§ Given instruction:
Please output the lines shown below exactly as they appear.

§ Provided data:

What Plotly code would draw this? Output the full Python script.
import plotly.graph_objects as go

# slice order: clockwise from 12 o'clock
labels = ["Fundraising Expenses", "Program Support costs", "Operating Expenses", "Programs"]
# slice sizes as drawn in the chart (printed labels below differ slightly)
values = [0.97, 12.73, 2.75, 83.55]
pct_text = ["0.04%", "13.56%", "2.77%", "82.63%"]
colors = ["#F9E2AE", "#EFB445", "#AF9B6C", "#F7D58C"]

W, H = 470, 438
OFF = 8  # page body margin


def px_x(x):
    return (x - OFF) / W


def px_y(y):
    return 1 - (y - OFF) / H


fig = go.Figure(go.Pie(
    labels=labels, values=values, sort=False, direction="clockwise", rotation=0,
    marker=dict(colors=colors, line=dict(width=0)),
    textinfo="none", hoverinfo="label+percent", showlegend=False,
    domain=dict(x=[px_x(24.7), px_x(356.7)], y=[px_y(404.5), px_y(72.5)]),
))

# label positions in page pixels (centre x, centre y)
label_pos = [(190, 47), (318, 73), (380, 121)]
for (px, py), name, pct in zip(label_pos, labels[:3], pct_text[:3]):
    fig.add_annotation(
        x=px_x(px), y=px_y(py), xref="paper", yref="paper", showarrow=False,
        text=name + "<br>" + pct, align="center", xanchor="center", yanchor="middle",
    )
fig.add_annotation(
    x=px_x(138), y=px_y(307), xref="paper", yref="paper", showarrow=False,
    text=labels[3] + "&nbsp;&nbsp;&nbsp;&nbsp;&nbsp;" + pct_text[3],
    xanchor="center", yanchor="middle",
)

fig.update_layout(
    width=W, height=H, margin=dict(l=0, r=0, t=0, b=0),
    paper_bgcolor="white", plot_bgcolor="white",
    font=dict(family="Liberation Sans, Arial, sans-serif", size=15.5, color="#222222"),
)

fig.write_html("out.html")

§ Answer for the task:
What Plotly code would draw this? Output the full Python script.
import plotly.graph_objects as go

# slice order: clockwise from 12 o'clock
labels = ["Fundraising Expenses", "Program Support costs", "Operating Expenses", "Programs"]
# slice sizes as drawn in the chart (printed labels below differ slightly)
values = [0.97, 12.73, 2.75, 83.55]
pct_text = ["0.04%", "13.56%", "2.77%", "82.63%"]
colors = ["#F9E2AE", "#EFB445", "#AF9B6C", "#F7D58C"]

W, H = 470, 438
OFF = 8  # page body margin


def px_x(x):
    return (x - OFF) / W


def px_y(y):
    return 1 - (y - OFF) / H


fig = go.Figure(go.Pie(
    labels=labels, values=values, sort=False, direction="clockwise", rotation=0,
    marker=dict(colors=colors, line=dict(width=0)),
    textinfo="none", hoverinfo="label+percent", showlegend=False,
    domain=dict(x=[px_x(24.7), px_x(356.7)], y=[px_y(404.5), px_y(72.5)]),
))

# label positions in page pixels (centre x, centre y)
label_pos = [(190, 47), (318, 73), (380, 121)]
for (px, py), name, pct in zip(label_pos, labels[:3], pct_text[:3]):
    fig.add_annotation(
        x=px_x(px), y=px_y(py), xref="paper", yref="paper", showarrow=False,
        text=name + "<br>" + pct, align="center", xanchor="center", yanchor="middle",
    )
fig.add_annotation(
    x=px_x(138), y=px_y(307), xref="paper", yref="paper", showarrow=False,
    text=labels[3] + "&nbsp;&nbsp;&nbsp;&nbsp;&nbsp;" + pct_text[3],
    xanchor="center", yanchor="middle",
)

fig.update_layout(
    width=W, height=H, margin=dict(l=0, r=0, t=0, b=0),
    paper_bgcolor="white", plot_bgcolor="white",
    font=dict(family="Liberation Sans, Arial, sans-serif", size=15.5, color="#222222"),
)

fig.write_html("out.html")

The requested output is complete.